══ Dataset excerpt ══

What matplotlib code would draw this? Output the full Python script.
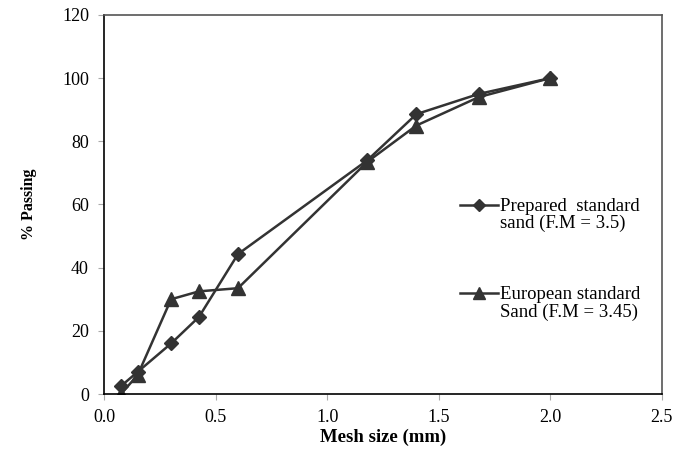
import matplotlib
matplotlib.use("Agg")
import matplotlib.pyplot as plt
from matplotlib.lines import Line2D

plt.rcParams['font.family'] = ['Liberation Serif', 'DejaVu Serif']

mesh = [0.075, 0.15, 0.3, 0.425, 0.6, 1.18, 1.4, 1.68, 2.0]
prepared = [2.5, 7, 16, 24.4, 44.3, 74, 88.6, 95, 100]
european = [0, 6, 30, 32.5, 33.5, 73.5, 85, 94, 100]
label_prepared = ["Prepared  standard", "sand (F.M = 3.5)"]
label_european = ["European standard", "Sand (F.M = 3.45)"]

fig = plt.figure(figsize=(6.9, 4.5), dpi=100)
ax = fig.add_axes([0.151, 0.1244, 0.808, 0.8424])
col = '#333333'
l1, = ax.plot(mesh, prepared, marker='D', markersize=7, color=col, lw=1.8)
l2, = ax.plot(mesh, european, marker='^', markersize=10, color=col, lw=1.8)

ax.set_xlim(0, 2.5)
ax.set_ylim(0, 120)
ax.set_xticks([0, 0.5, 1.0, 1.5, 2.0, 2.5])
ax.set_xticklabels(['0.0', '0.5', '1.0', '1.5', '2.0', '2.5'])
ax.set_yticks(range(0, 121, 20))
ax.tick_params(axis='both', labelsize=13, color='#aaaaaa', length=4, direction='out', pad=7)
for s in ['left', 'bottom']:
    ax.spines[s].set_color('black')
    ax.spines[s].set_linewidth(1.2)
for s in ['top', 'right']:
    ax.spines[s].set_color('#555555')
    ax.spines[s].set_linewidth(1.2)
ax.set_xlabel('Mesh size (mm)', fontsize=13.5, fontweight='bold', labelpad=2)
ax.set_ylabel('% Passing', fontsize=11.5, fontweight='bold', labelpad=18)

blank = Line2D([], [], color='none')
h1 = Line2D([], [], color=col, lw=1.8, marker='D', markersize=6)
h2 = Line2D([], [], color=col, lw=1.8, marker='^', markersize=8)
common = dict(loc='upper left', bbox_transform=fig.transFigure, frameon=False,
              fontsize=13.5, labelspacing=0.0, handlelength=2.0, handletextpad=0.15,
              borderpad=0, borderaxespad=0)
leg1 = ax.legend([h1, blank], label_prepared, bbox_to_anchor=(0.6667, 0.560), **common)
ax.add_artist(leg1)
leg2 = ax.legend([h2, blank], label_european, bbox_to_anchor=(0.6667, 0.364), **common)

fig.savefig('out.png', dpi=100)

═══

Pictures are excluded; output everything else in the data verbatim.

What matplotlib code would draw this? Output the full Python script.
import matplotlib
matplotlib.use("Agg")
import matplotlib.pyplot as plt
from matplotlib.lines import Line2D

plt.rcParams['font.family'] = ['Liberation Serif', 'DejaVu Serif']

mesh = [0.075, 0.15, 0.3, 0.425, 0.6, 1.18, 1.4, 1.68, 2.0]
prepared = [2.5, 7, 16, 24.4, 44.3, 74, 88.6, 95, 100]
european = [0, 6, 30, 32.5, 33.5, 73.5, 85, 94, 100]
label_prepared = ["Prepared  standard", "sand (F.M = 3.5)"]
label_european = ["European standard", "Sand (F.M = 3.45)"]

fig = plt.figure(figsize=(6.9, 4.5), dpi=100)
ax = fig.add_axes([0.151, 0.1244, 0.808, 0.8424])
col = '#333333'
l1, = ax.plot(mesh, prepared, marker='D', markersize=7, color=col, lw=1.8)
l2, = ax.plot(mesh, european, marker='^', markersize=10, color=col, lw=1.8)

ax.set_xlim(0, 2.5)
ax.set_ylim(0, 120)
ax.set_xticks([0, 0.5, 1.0, 1.5, 2.0, 2.5])
ax.set_xticklabels(['0.0', '0.5', '1.0', '1.5', '2.0', '2.5'])
ax.set_yticks(range(0, 121, 20))
ax.tick_params(axis='both', labelsize=13, color='#aaaaaa', length=4, direction='out', pad=7)
for s in ['left', 'bottom']:
    ax.spines[s].set_color('black')
    ax.spines[s].set_linewidth(1.2)
for s in ['top', 'right']:
    ax.spines[s].set_color('#555555')
    ax.spines[s].set_linewidth(1.2)
ax.set_xlabel('Mesh size (mm)', fontsize=13.5, fontweight='bold', labelpad=2)
ax.set_ylabel('% Passing', fontsize=11.5, fontweight='bold', labelpad=18)

blank = Line2D([], [], color='none')
h1 = Line2D([], [], color=col, lw=1.8, marker='D', markersize=6)
h2 = Line2D([], [], color=col, lw=1.8, marker='^', markersize=8)
common = dict(loc='upper left', bbox_transform=fig.transFigure, frameon=False,
              fontsize=13.5, labelspacing=0.0, handlelength=2.0, handletextpad=0.15,
              borderpad=0, borderaxespad=0)
leg1 = ax.legend([h1, blank], label_prepared, bbox_to_anchor=(0.6667, 0.560), **common)
ax.add_artist(leg1)
leg2 = ax.legend([h2, blank], label_european, bbox_to_anchor=(0.6667, 0.364), **common)

fig.savefig('out.png', dpi=100)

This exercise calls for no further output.